Abhisek Sarda / 2015-02-04
A few thoughts on Design Awards
Beard Design was nominated by public vote for the Pool Magazine’s India’s Best Design Studio list. And I received an email asking us to submit documents and work samples for the next round of judging by a panel. We’ve decided not to participate in this for several reasons. Some of which I’d like to share here as my thoughts on awards and “best _______ lists”.
1. Personally, I don’t believe very much in awards and lists. I feel that these are very narrow forms of recognition, which leave out a lot of context and focus on the wrong kind of attributes in a piece of work. For instance, how do you judge a branding project in any wholesome way, without understanding the context – the client, objectives, effectiveness, constraints etc… For most awards and lists, work is judged at a slightly shallower level of whether it is clever. And that is why we see work, especially in advertising, that is done only to win awards. Because that kind of work might never work in the real world. We’ve ourselves participated in awards in our first two years, but always with a little discomfort about the process and with a certain short-sightedness and immaturity of a young studio.

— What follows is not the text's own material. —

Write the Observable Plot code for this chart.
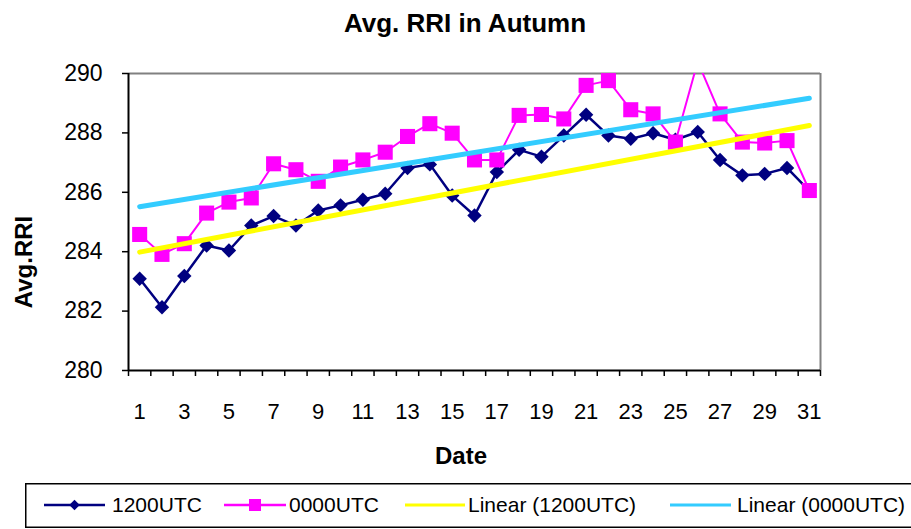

2. Leaving my philosophical disagreement with awards aside, if an award was to be instituted as a means to encourage work in a certain industry, it would have to have a rigor of process and methodology that would stand up to scrutiny. Asking for public nomination on social media, in my humble opinion, is the worst way to initiate a selection / shortlisting process. Are we then judging work and studios, based on their popularity among a certain set of people (less than 500)? Social Media fame is hardly a credible parameter to judge anything (except Kim Kardashian’s bum!). We did get nominated by a public vote and I’m glad that enough people were moved by our work to nominate us. However, an award with social media popularity as its starting point, would have very little meaning for us.
3. Coming to the specific methodology of this particular award, there are glaring problems with it. I’d only like to point out two. One, the categorization is stupid. How do you separate Graphic Design and Brand Design? Beard Design was actually nominated in the “graphic design” category. Anyone who’s seen our work knows that 90% of our graphic design work, is brand identity design. This is what happens when you combine confusing categorization with social media voting. Worse still, there is a “UX” category. What does this even mean? An all-encompassing category for all digital work? This is ignorant of the many facets of designing for the screen. At the very least, there would be a Web Design and UX/UI category. Anyone who understands designing for the screen even a little, would understand that a good web designer may not necessarily be a good UX/UI designer and the other way around. Two, some of the nominations are ridiculous. The UX category has a $2 bn mobile ad network, a hardware manufacturer and a “UX studio” who has text as images on their homepage and hasn’t figured out a way to make their website responsive yet (in 2015, can you believe it!). This is symptomatic of the problems of a poorly thought out nomination process and “popularity” as the criteria. Design studios are not Bollywood superstars. You cannot judge them by popularity. Otherwise you get a Salman Khan.
This is not to take away from the enormous effort spent by Pool Magazine on this exercise. I’m sure they’ve put in hundreds of hours and will spend more in the next round, all with good intention. Its a first-step and I’m sure they’ll fix these problems as they move along.
However, we’ll sit out this one and won’t be participating in the next round.